6. Are the Individual Defendants Liable for the Destruction of Rutman’s Car?
[281] The plaintiff argues that the timing and circumstances of the car fire, coupled with the spoliation of evidence, is, like the assault, incriminating. On June 5, 2009 the Anton Piller order was executed at Rabinowitz’s home while he was away on business in Hong Kong. On the evening of June 6, Rabinowitz learned of the search of his home. During the night between June 7 and 8, 2009, the car in Rutman’s driveway was destroyed by fire. On June 9, 2009, Rabinowitz, who was still in Hong Kong, installed and used data deletion software on his laptop. No relevant information has ever been gathered from Rabinowitz’s laptop as a result of this destruction.
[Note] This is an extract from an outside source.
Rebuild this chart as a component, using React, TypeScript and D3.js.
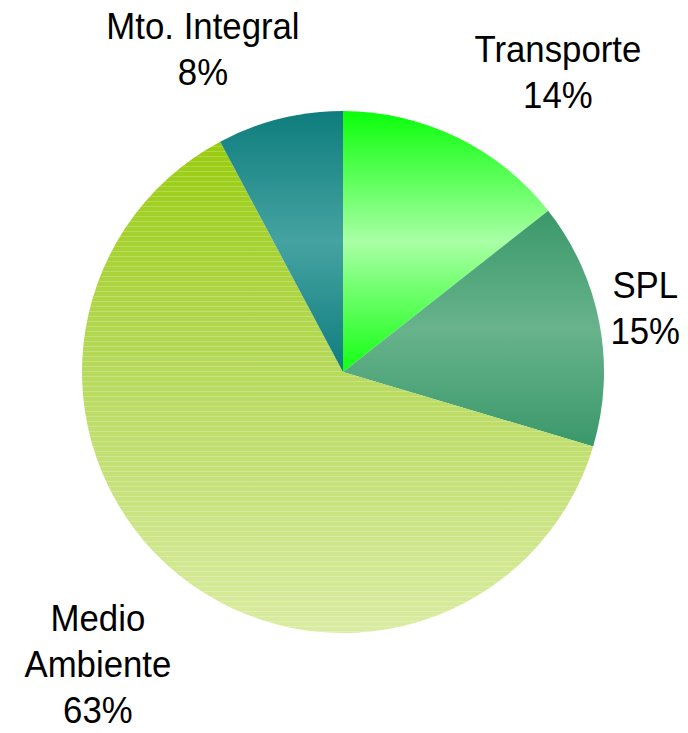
import { arc, pie } from 'd3'

const categories = ['Transporte', 'SPL', 'Medio Ambiente', 'Mto. Integral']
const shares = [14.4, 15.2, 62.6, 7.8]
const percentLabels = ['14%', '15%', '63%', '8%']
const nameLines = [['Transporte'], ['SPL'], ['Medio', 'Ambiente'], ['Mto. Integral']]

// top / middle / bottom colours of each slice's vertical gradient
const sliceGradients = [
  ['#0aff0a', '#a9ffa5', '#12ff12'],
  ['#3a986a', '#68b38c', '#3a986a'],
  ['#99cc0f', '#b6d95a', '#daeca2'],
  ['#0e7d7d', '#45a3a1', '#0e7d7d'],
]

// label placement: angle nudge (deg) from slice middle and distance from centre
const labelLayout = [
  { nudge: 9.7, radius: 369 },
  { nudge: -1.2, radius: 309 },
  { nudge: 0.8, radius: 381 },
  { nudge: -9.4, radius: 352 },
]

const width = 688
const height = 733
const cx = 343
const cy = 372
const radius = 261
const fontSize = 37
const squeeze = 0.94
const lineHeight = 46
const capHeight = 26

type Slice = { name: string; value: number; index: number }

export default function App() {
  const rows: Slice[] = categories.map((name, index) => ({
    name,
    value: shares[index],
    index,
  }))

  const arcs = pie<Slice>()
    .sort(null)
    .value((d) => d.value)
    .startAngle(0)
    .endAngle(2 * Math.PI)(rows)

  const arcPath = arc<any>().innerRadius(0).outerRadius(radius)

  return (
    <svg
      width={width}
      height={height}
      viewBox={`0 0 ${width} ${height}`}
      style={{ position: 'absolute', left: 0, top: 0, background: '#fff' }}
    >
      <defs>
        {sliceGradients.map((stops, i) => (
          <linearGradient key={i} id={`slice-grad-${i}`} x1="0" y1="0" x2="0" y2="1">
            <stop offset="0%" stopColor={stops[0]} />
            <stop offset={i === 2 ? '45%' : '50%'} stopColor={stops[1]} />
            <stop offset="100%" stopColor={stops[2]} />
          </linearGradient>
        ))}
        <pattern id="banding" width={8} height={5} patternUnits="userSpaceOnUse">
          <rect x={0} y={4} width={8} height={1} fill="#ffffff" opacity={0.22} />
        </pattern>
      </defs>

      <g transform={`translate(${cx}, ${cy})`}>
        {arcs.map((a) => (
          <path
            key={a.data.name}
            d={arcPath(a) ?? ''}
            fill={`url(#slice-grad-${a.data.index})`}
          />
        ))}
        {arcs
          .filter((a) => a.data.name === 'Medio Ambiente')
          .map((a) => (
            <path key="band" d={arcPath(a) ?? ''} fill="url(#banding)" />
          ))}
      </g>

      <g
        fontFamily="'Liberation Sans', Arial, sans-serif"
        fontSize={fontSize}
        fill="#000"
        textAnchor="middle"
      >
        {arcs.map((a) => {
          const i = a.data.index
          const mid = (a.startAngle + a.endAngle) / 2 + (labelLayout[i].nudge * Math.PI) / 180
          const r = labelLayout[i].radius
          const x = cx + Math.sin(mid) * r
          const y = cy - Math.cos(mid) * r
          const lines = [...nameLines[i], percentLabels[i]]
          const firstBaseline = -((lines.length - 1) * lineHeight) / 2 + capHeight / 2

          return (
            <text
              key={`${a.data.name}-label`}
              transform={`translate(${x}, ${y}) scale(${squeeze}, 1)`}
            >
              {lines.map((line, k) => (
                <tspan key={k} x={0} y={firstBaseline + k * lineHeight}>
                  {line}
                </tspan>
              ))}
            </text>
          )
        })}
      </g>
    </svg>
  )
}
[282] Again, the plaintiff argues that the timing of these events is not coincidental. He likewise seeks an inference that Rabinowitz was responsible for the car fire, using it as a means of retaliation or to try to warn Rutman off.
[283] As with the assault claim, the trespass to property claim cannot be established by legal inference. There are, once again, equally plausible explanations for Rabinowitz’s destruction of evidence on his laptop other than to hide evidence of his involvement in the destruction of Rutman’s car. In the absence of objective facts from which to draw the inference sought to be made, it is no more than speculation or suspicion. The claim for damages for the destruction of Rutman’s car is, therefore, also dismissed.
7. Conspiracy
[284] The plaintiff, in addition to his claim for joint and several liability in defamation, seeks damages against all the defendants for conspiracy to injure. He alleges an agreement to injure by unlawful means, i.e., by defamation (in an effort to pressure Rutman into compromising his rights), identity fraud, (in perpetrating the campaign of defamation), and extortion (in threatening to report Rutman to this CRA if he did not compromise his rights).
[285] No additional damages are available to the plaintiff under this cause of action. Any damages arising from the tort of conspiracy to injure would be subsumed within the damages for defamation. Having made a finding that Bergman and Artcraft are jointly and severally liable for general damages in defamation, no purpose would be served by further analysis of the conspiracy claim, assuming it could be sustained on the evidence.
COSTS
[286] If the parties are unable to agree on the appropriate disposition and quantum of costs, Rutman may seek costs by filing a brief written submission (not to exceed five typed double-spaced pages) together with a Bill of Costs and other supporting documents within 14 days of the release of these reasons. The defendants may respond to such a request by filing a brief written submission (subject to the same page limit) within a further 14 days.
Penny, J.
CITATION: Rutman v. Rabinowitz, 2016 ONSC 5864
COURT FILE NO.: CV-09-377474
DATE: 20161130
ONTARIO
SUPERIOR COURT OF JUSTICE
BETWEEN:
RONALD RUTMAN
Plaintiff
– and –
SAUL RABINOWITZ, MOISHE BERGMAN, ARTCRAFT COMPANY INC.
Defendants
REASONS FOR JUDGMENT
Penny, J.
Released: November 30, 2016
[^1]: This last assertion was made by Rabinowitz after he had abandoned the defence of justification during the trial.
[^2]: Given my conclusion below based on other evidence, however, I do not find it necessary to rely on such an inference.
[^3]: I will deal here with both Bergman and Rabinowitz’s knowledge of these statements being made to avoid repetition.